Performance Comparison: Node.js vs Workers

Metric Node.js (US-East) Cloudflare Workers
Cold Start TTFB ~800ms ~50ms
Warm TTFB (US) ~120ms ~30ms
Warm TTFB (Europe) ~300ms ~40ms
Warm TTFB (Asia) ~500ms ~50ms
Peak Throughput ~5,000 req/s (single) ~100,000+ req/s (auto)
Global Deployment Manual multi-region Automatic (330+ locations)

Limitations and Trade-Offs

Node.js Compatibility

Not every npm package works on Workers. Packages relying on fs, net, child_process, or socket-based libraries may require alternatives. For most SaaS applications built with modern web frameworks, this is rarely an issue.

Memory and CPU Limits

Workers have a 128MB memory limit and 10ms CPU time limit on free plan (30 seconds on paid). For typical SSR operations, you'll stay well within these limits.

When NOT to Use Workers

  • CPU-intensive workloads — Video transcoding, ML inference
  • Legacy Node.js applications with extensive native dependencies
  • Real-time multiplayer games requiring persistent TCP connections
  • Compliance-restricted deployments requiring explicit data localization

Real-World Data from TanStack Ship

We run our own SaaS application on Cloudflare Workers:

  • Median TTFB globally: 38ms
  • P95 TTFB globally: 112ms
  • Requests per day: ~250,000
  • Monthly cost: $15 (Workers Paid + D1 database)

To serve 250,000 requests/day with sub-100ms global TTFB on traditional Node.js, we would need a CDN, multi-region deployment, and a global load balancer at an estimated $200-$500/month.


Conclusion

Cloudflare Workers represent a fundamental shift in how we build and deploy web applications.

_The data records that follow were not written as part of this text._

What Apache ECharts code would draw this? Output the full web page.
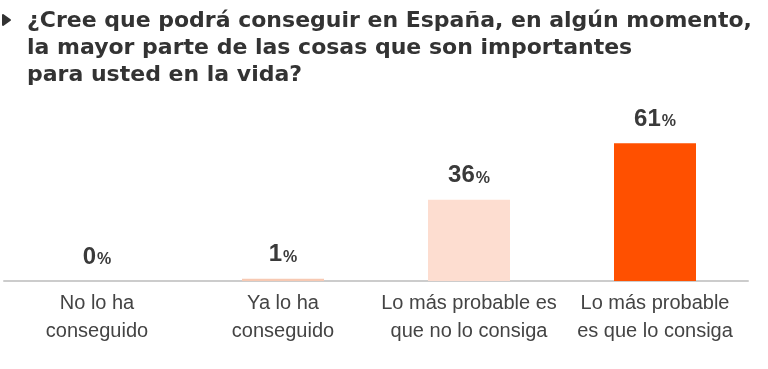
<!DOCTYPE html>
<html>
<head>
<meta charset="utf-8">
<script src="https://cdn.jsdelivr.net/npm/echarts@6/dist/echarts.min.js"></script>
<style>html,body{margin:0;padding:0;background:#fff;}#c{width:768px;height:369px;}</style>
</head>
<body>
<div id="c"></div>
<script>
const titleLines = [
  '¿Cree que podrá conseguir en España, en algún momento,',
  'la mayor parte de las cosas que son importantes',
  'para usted en la vida?'
];
const categories = [
  'No lo ha\nconseguido',
  'Ya lo ha\nconseguido',
  'Lo más probable es\nque no lo consiga',
  'Lo más probable\nes que lo consiga'
];
const values = [0, 1, 36, 61];
const barColors = ['#F7C9B3', '#F7C9B3', '#FDDDD0', '#FF5000'];

const chart = echarts.init(document.getElementById('c'), null, {renderer: 'canvas'});
chart.setOption({
  animation: false,
  backgroundColor: '#fff',
  title: {
    text: titleLines.join('\n'),
    left: 27, top: 8, padding: 0,
    textStyle: {fontFamily: 'DejaVu Sans', fontWeight: 'bold', fontSize: 22, color: '#333', lineHeight: 27}
  },
  graphic: [{
    type: 'polygon',
    shape: {points: [[3, 15], [10, 20], [3, 25]]},
    style: {fill: '#333', stroke: '#333', lineWidth: 2, lineJoin: 'round'}
  }],
  grid: {left: 4, right: 20, top: 55, bottom: 88},
  xAxis: {
    type: 'category',
    data: categories,
    axisLine: {lineStyle: {color: '#cccccc', width: 2}},
    axisTick: {show: false},
    axisLabel: {
      interval: 0, margin: 8,
      fontFamily: 'Liberation Sans', fontSize: 20, color: '#444', lineHeight: 28
    }
  },
  yAxis: {type: 'value', min: 0, max: 100, show: false, splitLine: {show: false}},
  series: [{
    type: 'bar',
    barWidth: 82,
    data: values.map((v, i) => ({value: v, itemStyle: {color: barColors[i]}})),
    label: {
      show: true, position: 'top', distance: 12,
      formatter: p => '{v|' + p.value + '}{p|%}',
      rich: {
        v: {fontFamily: 'Liberation Sans', fontWeight: 'bold', fontSize: 24, color: '#3a3a3a'},
        p: {fontFamily: 'Liberation Sans', fontWeight: 'bold', fontSize: 16, color: '#3a3a3a', padding: [5, 0, 0, 1]}
      }
    }
  }]
});
</script>
</body>
</html>
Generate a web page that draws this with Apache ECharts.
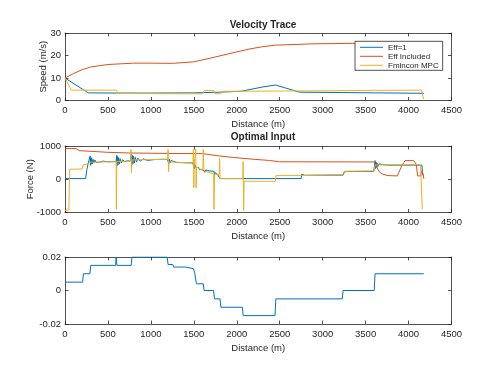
<!DOCTYPE html>
<html>
<head>
<meta charset="utf-8">
<script src="https://cdn.jsdelivr.net/npm/echarts@6/dist/echarts.min.js"></script>
<style>
  html, body { margin: 0; padding: 0; background: #fff; }
  #chart { width: 500px; height: 375px; }
</style>
</head>
<body>
<div id="chart"></div>
<script>
const distanceTicks = [0, 4500, 500]

// speed (m/s) vs distance (m)
const speedEff1 = [[0, 10], [270, 3.4], [600, 3.3], [1000, 3.3], [1500, 3.4], [1800, 3.7], [2050, 4.1], [2300, 6.0], [2450, 6.9], [2730, 3.7], [3600, 3.4], [4170, 3.2], [4180, 2.9]]
const speedEffIncluded = [[0, 10], [100, 12], [200, 13.7], [300, 14.9], [500, 16], [800, 16.6], [1000, 16.6], [1250, 16.5], [1500, 17.2], [1700, 18.9], [2000, 21.6], [2150, 22.9], [2300, 23.9], [2450, 24.6], [2900, 25.2], [3350, 25.4], [3800, 25.4], [4170, 25.2]]
const speedMpc = [[0, 10], [75, 4.6], [600, 4.6], [610, 3.1], [760, 3.1], [765, 3.3], [775, 2.95], [1600, 2.95], [1620, 4.4], [1735, 4.4], [1745, 3], [1815, 3], [1825, 4.1], [2060, 4.1], [2070, 3.3], [2080, 4.1], [2450, 4.2], [3000, 4.3], [3600, 4.5], [3610, 4.6], [4150, 4.6], [4175, 0.6]]

// force (N) vs distance (m)
const forceEff1 = [[0, 20], [240, 20], [255, 300], [268, 460], [285, 470],
  [292, 700], [296, 420], [300, 660], [305, 450], [311, 630], [318, 470], [326, 600], [336, 490], [348, 580], [362, 505], [380, 560], [405, 515], [440, 545], [500, 525], [595, 530],
  [602, 720], [606, 400], [611, 680], [617, 430], [624, 650], [632, 460], [642, 620], [655, 490], [672, 590], [695, 520], [730, 560], [760, 545],
  [772, 760], [777, 430], [783, 720], [790, 460], [798, 690], [807, 490], [818, 660], [832, 515], [850, 635], [875, 540], [910, 615], [960, 565], [1050, 595], [1190, 600],
  [1205, 660], [1210, 470], [1216, 600], [1223, 490], [1232, 560], [1245, 500], [1265, 540], [1300, 505], [1400, 495], [1490, 490],
  [1498, 350], [1503, 480], [1508, 320], [1515, 420], [1525, 350], [1540, 380], [1555, 360], [1565, 290], [1575, 340], [1585, 280], [1600, 300], [1615, 270],
  [1622, 300], [1628, 210], [1636, 280], [1645, 230], [1660, 260], [1700, 245], [1735, 240], [1740, 130], [1745, 200], [1752, 140], [1762, 180], [1775, 150], [1795, 150],
  [1805, 20], [2450, 20], [2750, 20], [2755, 150], [2760, 100], [2768, 135], [2790, 120], [3240, 125],
  [3250, 220], [3256, 270], [3262, 215], [3270, 250], [3290, 235], [3595, 235],
  [3605, 450], [3610, 560], [3615, 320], [3620, 520], [3626, 350], [3633, 490], [3642, 380], [3655, 460], [3672, 400], [3700, 440], [3750, 425], [4155, 425], [4165, 130], [4175, 100]]
const forceEffIncluded = [[0, 930], [130, 920], [165, 860], [500, 810], [750, 790], [1250, 775], [1600, 770], [1780, 706], [1960, 655], [2200, 600], [2380, 565], [2500, 525], [3600, 520], [3620, 480], [3660, 220], [3700, 150], [3760, 110], [3870, 100], [3920, 400], [3960, 560], [4060, 560], [4090, 450], [4105, 100], [4140, 100], [4155, 260], [4170, 150], [4178, 10]]
const forceMpc = [[0, -930], [45, -930], [55, 300], [200, 310], [210, 430], [250, 450], [290, 510], [595, 530], [598, -900], [603, 530], [765, 550], [768, 900], [774, 200], [780, 580], [1195, 600], [1200, 900], [1206, 230], [1212, 520], [1490, 490], [1495, 900], [1500, -250], [1505, 480], [1518, 470], [1522, 900], [1527, -260], [1532, 370], [1605, 260], [1610, 900], [1616, 350], [1622, 250], [1730, 160], [1735, -900], [1741, 150], [1795, 150], [1800, 640], [1806, 20], [2070, 20], [2074, 530], [2080, -940], [2086, -60], [2450, -60], [2455, 110], [2760, 110], [2765, 140], [3245, 140], [3255, 240], [3600, 250], [3610, 430], [4140, 440], [4150, 430], [4160, -900]]

// third panel (grade)
const grade = [[0, 0.005], [205, 0.005], [215, 0.01], [290, 0.01], [300, 0.015], [590, 0.015], [595, 0.02], [605, 0.015], [770, 0.015], [780, 0.02], [1190, 0.02], [1200, 0.0155], [1255, 0.0155], [1265, 0.014], [1405, 0.014], [1415, 0.013], [1495, 0.013], [1510, 0.0105], [1530, 0.004], [1610, 0.004], [1620, 0], [1730, 0], [1740, -0.005], [1805, -0.005], [1815, -0.01], [2065, -0.01], [2075, -0.015], [2445, -0.015], [2455, -0.005], [3228, -0.005], [3238, 0], [3600, 0], [3610, 0.01], [4177, 0.01]]

const speedTicks = [0, 30, 10]
const forceTicks = [-1000, 1000, 1000]
const gradeTicks = [-0.02, 0.02, 0.02]

const seriesNames = ["Eff=1", "Eff Included", "Fmincon MPC"]
const colors = ["#0072BD", "#D95319", "#EDB120"]

const font = "Liberation Sans, Arial, sans-serif"
const ink = "#262626"
const frame = { show: true, onZero: false, lineStyle: { color: ink, width: 0.8 } }
const tick = { show: true, inside: true, length: 3.5, lineStyle: { color: ink, width: 0.8 } }
const plainNumber = (v) => String(+Number(v).toFixed(4))

const grids = [
  { left: 65, top: 33, width: 386.5, height: 67.5 },
  { left: 65, top: 146, width: 386.5, height: 66.5 },
  { left: 65, top: 257, width: 386.5, height: 67 }
]

const xAxes = []
const yAxes = []
const yRanges = [speedTicks, forceTicks, gradeTicks]
const yNames = ["Speed (m/s)", "Force (N)", ""]
const yGaps = [17, 30, 0]
const xGaps = [18.5, 18.5, 19.5]

grids.forEach((g, i) => {
  const [xmin, xmax, xstep] = distanceTicks
  xAxes.push({
    gridIndex: i, type: "value", position: "bottom", min: xmin, max: xmax, interval: xstep,
    name: "Distance (m)", nameLocation: "middle", nameGap: xGaps[i], nameMoveOverlap: false,
    nameTextStyle: { fontFamily: font, fontSize: 9.5, color: ink },
    axisLine: frame, axisTick: tick, splitLine: { show: false },
    axisLabel: { fontFamily: font, fontSize: 9.5, color: ink, margin: 5, formatter: plainNumber }
  })
  xAxes.push({
    gridIndex: i, type: "value", position: "top", min: xmin, max: xmax, interval: xstep,
    axisLine: frame, axisTick: tick, splitLine: { show: false }, axisLabel: { show: false }
  })
  const [ymin, ymax, ystep] = yRanges[i]
  yAxes.push({
    gridIndex: i, type: "value", position: "left", min: ymin, max: ymax, interval: ystep,
    name: yNames[i], nameLocation: "middle", nameGap: yGaps[i], nameMoveOverlap: false,
    nameTextStyle: { fontFamily: font, fontSize: 9.5, color: ink },
    axisLine: frame, axisTick: tick, splitLine: { show: false },
    axisLabel: { fontFamily: font, fontSize: 9.5, color: ink, margin: 4, formatter: plainNumber }
  })
  yAxes.push({
    gridIndex: i, type: "value", position: "right", min: ymin, max: ymax, interval: ystep,
    axisLine: frame, axisTick: tick, splitLine: { show: false }, axisLabel: { show: false }
  })
})

function line(name, data, panel, color) {
  return {
    name, type: "line", data, xAxisIndex: panel * 2, yAxisIndex: panel * 2,
    showSymbol: false, symbol: "none", animation: false,
    lineStyle: { color, width: 1 }, itemStyle: { color }
  }
}

const chart = echarts.init(document.getElementById("chart"), null, { renderer: "canvas" })
chart.setOption({
  backgroundColor: "#fff",
  animation: false,
  title: [
    { text: "Velocity Trace", left: 258, top: 15, textAlign: "center", textStyle: { fontFamily: font, fontSize: 10, fontWeight: "bold", color: ink } },
    { text: "Optimal Input", left: 258, top: 127, textAlign: "center", textStyle: { fontFamily: font, fontSize: 10, fontWeight: "bold", color: ink } }
  ],
  legend: {
    orient: "vertical", left: 355, top: 41.3, data: seriesNames,
    icon: "path://M0,0H23V1H0Z",
    padding: [2, 4, 1, 5], itemWidth: 23, itemHeight: 9.5, itemGap: 1,
    backgroundColor: "#fff", borderColor: ink, borderWidth: 0.8,
    textStyle: { fontFamily: font, fontSize: 8, color: ink }
  },
  grid: grids,
  xAxis: xAxes,
  yAxis: yAxes,
  series: [
    line(seriesNames[0], speedEff1, 0, colors[0]),
    line(seriesNames[1], speedEffIncluded, 0, colors[1]),
    line(seriesNames[2], speedMpc, 0, colors[2]),
    line("forceEff1", forceEff1, 1, colors[0]),
    line("forceEffIncluded", forceEffIncluded, 1, colors[1]),
    line("forceMpc", forceMpc, 1, colors[2]),
    line("grade", grade, 2, colors[0])
  ]
})
</script>
</body>
</html>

By combining edge computing, JS-native runtime, and automatic global distribution, they solve the hardest problems of SaaS deployment: performance becomes a platform feature, scale is automatic, cost is dramatically lower, and complexity is reduced.

When paired with TanStack Start, Workers enable a full-stack development experience where SSR, data loading, API routes, and React hydration all work together seamlessly — running at the edge, close to every user on the planet.

The future of SaaS deployment is edge-native. And that future is already here.